Repeat the listing below in full, exactly as it stands.

--- start ---

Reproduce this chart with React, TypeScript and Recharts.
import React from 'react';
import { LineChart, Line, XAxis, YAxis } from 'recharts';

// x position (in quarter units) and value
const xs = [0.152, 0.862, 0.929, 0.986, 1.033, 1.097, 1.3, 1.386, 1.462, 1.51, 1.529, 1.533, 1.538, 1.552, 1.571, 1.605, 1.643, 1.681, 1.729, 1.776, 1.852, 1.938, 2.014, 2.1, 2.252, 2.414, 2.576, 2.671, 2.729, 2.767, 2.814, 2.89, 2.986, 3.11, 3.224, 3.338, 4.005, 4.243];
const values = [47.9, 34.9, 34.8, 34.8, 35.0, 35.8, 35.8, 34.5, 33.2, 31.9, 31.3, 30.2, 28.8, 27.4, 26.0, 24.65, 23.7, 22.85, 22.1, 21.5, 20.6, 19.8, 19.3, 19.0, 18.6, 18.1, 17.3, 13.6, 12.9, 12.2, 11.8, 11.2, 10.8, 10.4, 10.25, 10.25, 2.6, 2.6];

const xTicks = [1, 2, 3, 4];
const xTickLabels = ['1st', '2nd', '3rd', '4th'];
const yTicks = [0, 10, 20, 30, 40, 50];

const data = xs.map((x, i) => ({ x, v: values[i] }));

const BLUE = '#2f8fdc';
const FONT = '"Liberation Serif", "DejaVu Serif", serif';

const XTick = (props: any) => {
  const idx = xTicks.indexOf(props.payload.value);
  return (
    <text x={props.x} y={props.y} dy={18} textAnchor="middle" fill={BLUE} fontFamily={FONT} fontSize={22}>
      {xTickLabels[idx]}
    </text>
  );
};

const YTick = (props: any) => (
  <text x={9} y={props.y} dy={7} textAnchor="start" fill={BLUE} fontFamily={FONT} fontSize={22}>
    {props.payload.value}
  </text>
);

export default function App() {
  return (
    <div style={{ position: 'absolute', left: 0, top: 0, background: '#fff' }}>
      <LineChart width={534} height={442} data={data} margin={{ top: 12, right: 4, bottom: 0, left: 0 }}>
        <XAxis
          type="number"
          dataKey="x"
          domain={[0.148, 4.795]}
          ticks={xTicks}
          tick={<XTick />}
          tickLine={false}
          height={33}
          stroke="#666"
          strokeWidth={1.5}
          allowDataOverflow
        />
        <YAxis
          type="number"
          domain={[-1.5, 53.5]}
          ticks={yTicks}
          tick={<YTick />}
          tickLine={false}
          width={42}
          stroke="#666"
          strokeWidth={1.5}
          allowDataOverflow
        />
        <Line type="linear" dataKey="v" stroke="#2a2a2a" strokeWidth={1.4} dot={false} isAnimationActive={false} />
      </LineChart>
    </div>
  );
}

--- end ---

PROBLEM SOLUTION.
Reproduce this chart with React, TypeScript and Recharts.
import React from 'react';
import { LineChart, Line, XAxis, YAxis } from 'recharts';

// x position (in quarter units) and value
const xs = [0.152, 0.862, 0.929, 0.986, 1.033, 1.097, 1.3, 1.386, 1.462, 1.51, 1.529, 1.533, 1.538, 1.552, 1.571, 1.605, 1.643, 1.681, 1.729, 1.776, 1.852, 1.938, 2.014, 2.1, 2.252, 2.414, 2.576, 2.671, 2.729, 2.767, 2.814, 2.89, 2.986, 3.11, 3.224, 3.338, 4.005, 4.243];
const values = [47.9, 34.9, 34.8, 34.8, 35.0, 35.8, 35.8, 34.5, 33.2, 31.9, 31.3, 30.2, 28.8, 27.4, 26.0, 24.65, 23.7, 22.85, 22.1, 21.5, 20.6, 19.8, 19.3, 19.0, 18.6, 18.1, 17.3, 13.6, 12.9, 12.2, 11.8, 11.2, 10.8, 10.4, 10.25, 10.25, 2.6, 2.6];

const xTicks = [1, 2, 3, 4];
const xTickLabels = ['1st', '2nd', '3rd', '4th'];
const yTicks = [0, 10, 20, 30, 40, 50];

const data = xs.map((x, i) => ({ x, v: values[i] }));

const BLUE = '#2f8fdc';
const FONT = '"Liberation Serif", "DejaVu Serif", serif';

const XTick = (props: any) => {
  const idx = xTicks.indexOf(props.payload.value);
  return (
    <text x={props.x} y={props.y} dy={18} textAnchor="middle" fill={BLUE} fontFamily={FONT} fontSize={22}>
      {xTickLabels[idx]}
    </text>
  );
};

const YTick = (props: any) => (
  <text x={9} y={props.y} dy={7} textAnchor="start" fill={BLUE} fontFamily={FONT} fontSize={22}>
    {props.payload.value}
  </text>
);

export default function App() {
  return (
    <div style={{ position: 'absolute', left: 0, top: 0, background: '#fff' }}>
      <LineChart width={534} height={442} data={data} margin={{ top: 12, right: 4, bottom: 0, left: 0 }}>
        <XAxis
          type="number"
          dataKey="x"
          domain={[0.148, 4.795]}
          ticks={xTicks}
          tick={<XTick />}
          tickLine={false}
          height={33}
          stroke="#666"
          strokeWidth={1.5}
          allowDataOverflow
        />
        <YAxis
          type="number"
          domain={[-1.5, 53.5]}
          ticks={yTicks}
          tick={<YTick />}
          tickLine={false}
          width={42}
          stroke="#666"
          strokeWidth={1.5}
          allowDataOverflow
        />
        <Line type="linear" dataKey="v" stroke="#2a2a2a" strokeWidth={1.4} dot={false} isAnimationActive={false} />
      </LineChart>
    </div>
  );
}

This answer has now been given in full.